**PROVIDED DATA**
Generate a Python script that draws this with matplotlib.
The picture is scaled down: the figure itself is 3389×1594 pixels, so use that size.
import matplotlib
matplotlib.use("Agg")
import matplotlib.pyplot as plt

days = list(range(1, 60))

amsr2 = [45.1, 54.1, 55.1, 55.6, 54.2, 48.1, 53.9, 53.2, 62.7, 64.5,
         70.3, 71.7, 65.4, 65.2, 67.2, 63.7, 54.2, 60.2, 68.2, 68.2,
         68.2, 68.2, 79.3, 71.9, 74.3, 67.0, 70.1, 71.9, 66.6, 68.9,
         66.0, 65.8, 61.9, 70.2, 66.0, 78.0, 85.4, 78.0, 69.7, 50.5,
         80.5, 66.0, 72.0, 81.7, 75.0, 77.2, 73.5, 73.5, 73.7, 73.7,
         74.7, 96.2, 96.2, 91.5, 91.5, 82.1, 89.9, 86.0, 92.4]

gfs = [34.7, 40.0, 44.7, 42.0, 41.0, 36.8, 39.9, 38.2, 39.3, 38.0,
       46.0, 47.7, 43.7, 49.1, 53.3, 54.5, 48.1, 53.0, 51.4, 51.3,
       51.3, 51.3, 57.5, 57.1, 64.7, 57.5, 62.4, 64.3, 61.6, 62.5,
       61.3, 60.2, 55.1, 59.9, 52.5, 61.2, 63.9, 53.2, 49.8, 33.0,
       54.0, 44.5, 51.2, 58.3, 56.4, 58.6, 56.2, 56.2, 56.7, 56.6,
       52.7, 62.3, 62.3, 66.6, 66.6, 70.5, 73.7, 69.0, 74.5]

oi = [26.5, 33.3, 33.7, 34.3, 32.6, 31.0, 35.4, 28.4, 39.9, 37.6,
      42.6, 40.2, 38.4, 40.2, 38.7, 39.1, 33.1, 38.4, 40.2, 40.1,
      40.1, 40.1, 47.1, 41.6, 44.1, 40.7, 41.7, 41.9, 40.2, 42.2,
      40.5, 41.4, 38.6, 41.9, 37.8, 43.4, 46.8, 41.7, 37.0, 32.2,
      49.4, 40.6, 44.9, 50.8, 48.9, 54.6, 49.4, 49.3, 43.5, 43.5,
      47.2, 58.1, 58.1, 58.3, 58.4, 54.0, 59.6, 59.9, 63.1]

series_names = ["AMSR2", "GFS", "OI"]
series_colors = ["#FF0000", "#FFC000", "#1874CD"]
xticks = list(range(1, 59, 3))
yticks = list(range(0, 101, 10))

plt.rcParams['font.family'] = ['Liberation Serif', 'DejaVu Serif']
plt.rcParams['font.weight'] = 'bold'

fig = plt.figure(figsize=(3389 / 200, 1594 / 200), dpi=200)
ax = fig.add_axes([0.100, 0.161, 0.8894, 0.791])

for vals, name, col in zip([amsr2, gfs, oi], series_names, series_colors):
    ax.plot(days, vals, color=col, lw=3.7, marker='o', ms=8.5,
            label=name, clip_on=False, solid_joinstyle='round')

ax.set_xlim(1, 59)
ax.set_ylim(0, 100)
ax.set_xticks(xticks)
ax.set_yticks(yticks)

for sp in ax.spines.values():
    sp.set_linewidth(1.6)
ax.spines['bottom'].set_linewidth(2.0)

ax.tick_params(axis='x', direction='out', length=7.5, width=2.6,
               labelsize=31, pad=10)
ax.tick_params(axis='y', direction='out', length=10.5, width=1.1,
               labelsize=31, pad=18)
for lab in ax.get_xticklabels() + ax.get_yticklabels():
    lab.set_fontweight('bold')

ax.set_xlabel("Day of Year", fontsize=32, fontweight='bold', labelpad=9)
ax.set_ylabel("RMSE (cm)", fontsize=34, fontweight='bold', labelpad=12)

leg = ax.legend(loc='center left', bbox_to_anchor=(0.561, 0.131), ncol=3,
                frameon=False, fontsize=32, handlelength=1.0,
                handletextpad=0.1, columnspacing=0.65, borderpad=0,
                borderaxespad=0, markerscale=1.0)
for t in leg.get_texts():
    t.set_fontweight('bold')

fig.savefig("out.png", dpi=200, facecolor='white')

**AIM OF THE EXERCISE**
Your task is to output all of the data above word for word.

**OUTPUT BELOW**
Generate a Python script that draws this with matplotlib.
The picture is scaled down: the figure itself is 3389×1594 pixels, so use that size.
import matplotlib
matplotlib.use("Agg")
import matplotlib.pyplot as plt

days = list(range(1, 60))

amsr2 = [45.1, 54.1, 55.1, 55.6, 54.2, 48.1, 53.9, 53.2, 62.7, 64.5,
         70.3, 71.7, 65.4, 65.2, 67.2, 63.7, 54.2, 60.2, 68.2, 68.2,
         68.2, 68.2, 79.3, 71.9, 74.3, 67.0, 70.1, 71.9, 66.6, 68.9,
         66.0, 65.8, 61.9, 70.2, 66.0, 78.0, 85.4, 78.0, 69.7, 50.5,
         80.5, 66.0, 72.0, 81.7, 75.0, 77.2, 73.5, 73.5, 73.7, 73.7,
         74.7, 96.2, 96.2, 91.5, 91.5, 82.1, 89.9, 86.0, 92.4]

gfs = [34.7, 40.0, 44.7, 42.0, 41.0, 36.8, 39.9, 38.2, 39.3, 38.0,
       46.0, 47.7, 43.7, 49.1, 53.3, 54.5, 48.1, 53.0, 51.4, 51.3,
       51.3, 51.3, 57.5, 57.1, 64.7, 57.5, 62.4, 64.3, 61.6, 62.5,
       61.3, 60.2, 55.1, 59.9, 52.5, 61.2, 63.9, 53.2, 49.8, 33.0,
       54.0, 44.5, 51.2, 58.3, 56.4, 58.6, 56.2, 56.2, 56.7, 56.6,
       52.7, 62.3, 62.3, 66.6, 66.6, 70.5, 73.7, 69.0, 74.5]

oi = [26.5, 33.3, 33.7, 34.3, 32.6, 31.0, 35.4, 28.4, 39.9, 37.6,
      42.6, 40.2, 38.4, 40.2, 38.7, 39.1, 33.1, 38.4, 40.2, 40.1,
      40.1, 40.1, 47.1, 41.6, 44.1, 40.7, 41.7, 41.9, 40.2, 42.2,
      40.5, 41.4, 38.6, 41.9, 37.8, 43.4, 46.8, 41.7, 37.0, 32.2,
      49.4, 40.6, 44.9, 50.8, 48.9, 54.6, 49.4, 49.3, 43.5, 43.5,
      47.2, 58.1, 58.1, 58.3, 58.4, 54.0, 59.6, 59.9, 63.1]

series_names = ["AMSR2", "GFS", "OI"]
series_colors = ["#FF0000", "#FFC000", "#1874CD"]
xticks = list(range(1, 59, 3))
yticks = list(range(0, 101, 10))

plt.rcParams['font.family'] = ['Liberation Serif', 'DejaVu Serif']
plt.rcParams['font.weight'] = 'bold'

fig = plt.figure(figsize=(3389 / 200, 1594 / 200), dpi=200)
ax = fig.add_axes([0.100, 0.161, 0.8894, 0.791])

for vals, name, col in zip([amsr2, gfs, oi], series_names, series_colors):
    ax.plot(days, vals, color=col, lw=3.7, marker='o', ms=8.5,
            label=name, clip_on=False, solid_joinstyle='round')

ax.set_xlim(1, 59)
ax.set_ylim(0, 100)
ax.set_xticks(xticks)
ax.set_yticks(yticks)

for sp in ax.spines.values():
    sp.set_linewidth(1.6)
ax.spines['bottom'].set_linewidth(2.0)

ax.tick_params(axis='x', direction='out', length=7.5, width=2.6,
               labelsize=31, pad=10)
ax.tick_params(axis='y', direction='out', length=10.5, width=1.1,
               labelsize=31, pad=18)
for lab in ax.get_xticklabels() + ax.get_yticklabels():
    lab.set_fontweight('bold')

ax.set_xlabel("Day of Year", fontsize=32, fontweight='bold', labelpad=9)
ax.set_ylabel("RMSE (cm)", fontsize=34, fontweight='bold', labelpad=12)

leg = ax.legend(loc='center left', bbox_to_anchor=(0.561, 0.131), ncol=3,
                frameon=False, fontsize=32, handlelength=1.0,
                handletextpad=0.1, columnspacing=0.65, borderpad=0,
                borderaxespad=0, markerscale=1.0)
for t in leg.get_texts():
    t.set_fontweight('bold')

fig.savefig("out.png", dpi=200, facecolor='white')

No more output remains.